RIAA ‘fines’ students $3,750

It’s a shame US District Colleen McMahon (right) isn’t in Boston. She might have had a thing or two to say about two students, there, who’ve been coerced by the members of the Big Four record label cartel into effectively discounting the maxim, ‘Innocent until proven guilty’.

Moreover, they have, to all intents and purposes, been ‘fined’ almost $4,000 by EMI (UK), UMG (France), Sony BMG (Japan, Germany) and WMG (US) without ever having been near a court or a judge.

Every time the Big Four use their RIAA to launch a Pay Us Or Else missile at someone as part of their blackly cynical sue ‘em all marketing campaign, victims are told to get further instructions from the Settlement Support Center LLC in Seattle.

Targets, always ordinary mothers, fathers, children, grandparents, as well as students, are then told by an ‘official’ at the centre that they’ll have to pay a ruinous amount of money to avoid being further persecuted by teams of RIAA lawyers during a civil court proceeding.

The minimum penalty for copyright infringement under the USA Copyright Act is $700 for each song, the maximum amount being $150,000 each. So even for, say, half-a-dozen songs, the minimum amount an RIAA victim might be facing if found ‘guilty’ would be $4,200 or almost $1 million at the top end.
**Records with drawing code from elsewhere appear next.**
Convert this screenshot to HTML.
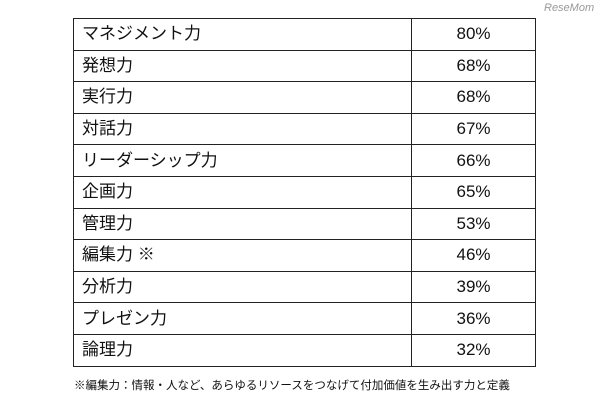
<!DOCTYPE html>
<html><head><meta charset="utf-8"><style>
body{margin:0;width:610px;height:400px;background:#fff;position:relative;overflow:hidden;font-family:"Liberation Sans","Noto Sans CJK JP",sans-serif;color:#111}
table{position:absolute;left:73px;top:18px;width:463px;border-collapse:collapse;table-layout:fixed}
td{border:1.5px solid #222;height:31.6px;padding:0;font-size:17px;line-height:20px;vertical-align:middle;box-sizing:border-box}
td.l{width:338px;padding-left:8px}
td.v{text-align:center}
.note{position:absolute;left:74px;top:377px;font-size:11.5px}
.wm{position:absolute;left:544px;top:2px;font-size:11px;color:#999;font-style:italic}
</style></head><body>
<div class="wm">ReseMom</div>
<table><tbody id="tb"></tbody></table>
<div class="note">※編集力：情報・人など、あらゆるリソースをつなげて付加価値を生み出す力と定義</div>
<script>
const labels=["マネジメント力","発想力","実行力","対話力","リーダーシップ力","企画力","管理力","編集力 ※","分析力","プレゼン力","論理力"];
const values=[80,68,68,67,66,65,53,46,39,36,32];
const tb=document.getElementById('tb');
labels.forEach((l,i)=>{
 const tr=document.createElement('tr');
 
 
 const a=document.createElement('td');a.className='l';a.textContent=l;
 
 
 const b=document.createElement('td');b.className='v';b.textContent=values[i]+'%';
 
 
 tr.appendChild(a);tr.appendChild(b);tb.appendChild(tr);
});
</script>
</body></html>
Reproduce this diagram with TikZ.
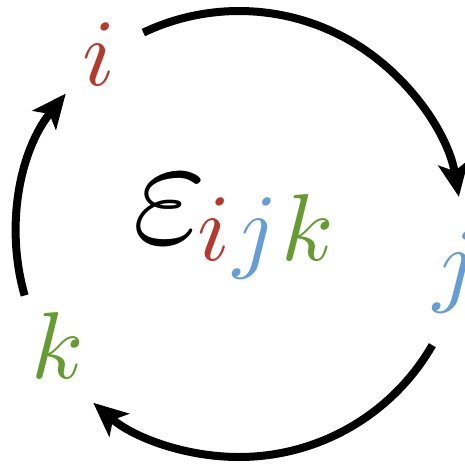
\documentclass[tikz,border=0pt]{standalone}
\usepackage{graphicx}
\usetikzlibrary{arrows.meta}
\definecolor{ired}{RGB}{178,58,46}
\definecolor{jblue}{RGB}{102,157,210}
\definecolor{kgreen}{RGB}{102,155,52}
\newcommand{\biglet}[1]{\scalebox{9.5}{\normalsize$#1$}}
\newcommand{\hugeeps}{\scalebox{16.0}{\normalsize$\varepsilon$}}
\tikzset{
  cyc/.style={line width=8pt, -{Stealth[length=34pt, width=30pt, inset=8pt]}},
  letter/.style={inner sep=0pt, anchor=base west}
}
\begin{document}
\begin{tikzpicture}[x=1pt,y=1pt]
\useasboundingbox (0,0) rectangle (465,-464);
\coordinate (c) at (239,-234);
% letters
\node[letter, text=ired]   (ti) at (82,-85)  {\biglet{i}};
\node[letter, text=jblue]  (tj) at (433,-294) {\biglet{j}};
\node[letter, text=kgreen] (tk) at (31,-378) {\biglet{k}};
\node[letter] (eps) at (132,-243) {\hugeeps};
\node[letter, text=ired]   (si) at (197,-260) {\biglet{i}};
\node[letter, text=jblue]  (sj) at (233,-260) {\biglet{j}};
\node[letter, text=kgreen] (sk) at (281,-260) {\biglet{k}};
% arcs
\coordinate (a1) at ([shift={(115.4:223)}]c);
\coordinate (a2) at ([shift={(-29.9:223)}]c);
\coordinate (a3) at ([shift={(196:223)}]c);
\draw[cyc] (a1) arc[start angle=115.4, end angle=9.6, radius=223];
\draw[cyc] (a2) arc[start angle=-29.9, end angle=-130.8, radius=223];
\draw[cyc] (a3) arc[start angle=196, end angle=141, radius=223];
\end{tikzpicture}
\end{document}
A million dollars is a terrifying sum, but no one has ever had to pay it because not one of the victims has ever appeared in court, which doesn’t stop the cartel from using the mainstream media to suggest it’s successfully sued many thousands of people, around 14,000, at last count.

And this, in turn, further bolsters the idea that it’s impossible to resist the cartel.